To some, test cases might seem like a reasonable way to organize testing. A test case – expressed in a document as a set of specific steps to perform, with specific data to enter and specific output to observe – is like a little program or a subroutine in a larger program of testing. When all of the subroutines have been run and have returned the expected values, one could declare the testing program to have finished. In my observation, a tester who follows a test case strictly does not find many bugs, nor does the test case help with the really serious work of investigating, exploring, reproducing, and reporting a problem. Nonetheless, many testers find themselves being evaluated by the number of test cases they have performed in a day, rather than the value of the information that they’ve provided to the development team. Thinking of testing as a program to run, and evaluating testing by counting the number of transactions per unit time has an aura of plausibility, especially in cultures that revolve around programming.

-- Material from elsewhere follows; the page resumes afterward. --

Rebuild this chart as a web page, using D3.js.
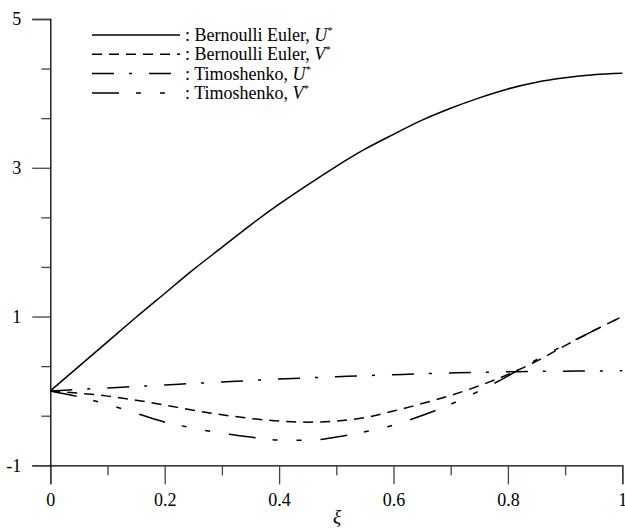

Another answer for the longevity of outmoded measurements might be “inertia”. Things don’t shift from their path until they’re pushed. Cultures don’t change unless something happens that prompts them to change. Bad measurement has become embedded, stuck, in testing culture, and in my observation much of testing has become stagnant. Cultures stagnate when they don’t get new input from the world around them, or when they choose to ignore it until a crisis punctures the balloon.
Testing has to avoid becoming a stagnant monoculture, and that’s why I chose the theme of this year’s EuroSTAR to be “questioning testing”, which includes questioning where we’ve come from, where we are, and where we might go. Laurent Bossavit will examine how some of the myths about testing got started, and how they’ve survived for so long. Martin Pol will talk about the evolution of testing over his career, describing why testing culture had to change in the early days and why it has to continue changing. James Bach will deliver a tutorial on rapid test management – including how to evaluate the quality of testing effort without resorting to bogus numbers. Harry Collins, coming from a social science background, will give a keynote on the social and cultural issues that testers must consider. Ian Rowland will show us how easy it is to be fooled, and Fiona Charles will show how important it is to question everything around us – that is, our culture. And finally, Keith Klain will tell a story of how he and his team transformed his organization and its approach to testing, and continues to do so. Because it so perfectly fits our goals for this year’s EuroSTAR, I’d like to close by borrowing a refrain from Keith’s talk: Changing the culture is hard… but we’re going to do it anyway.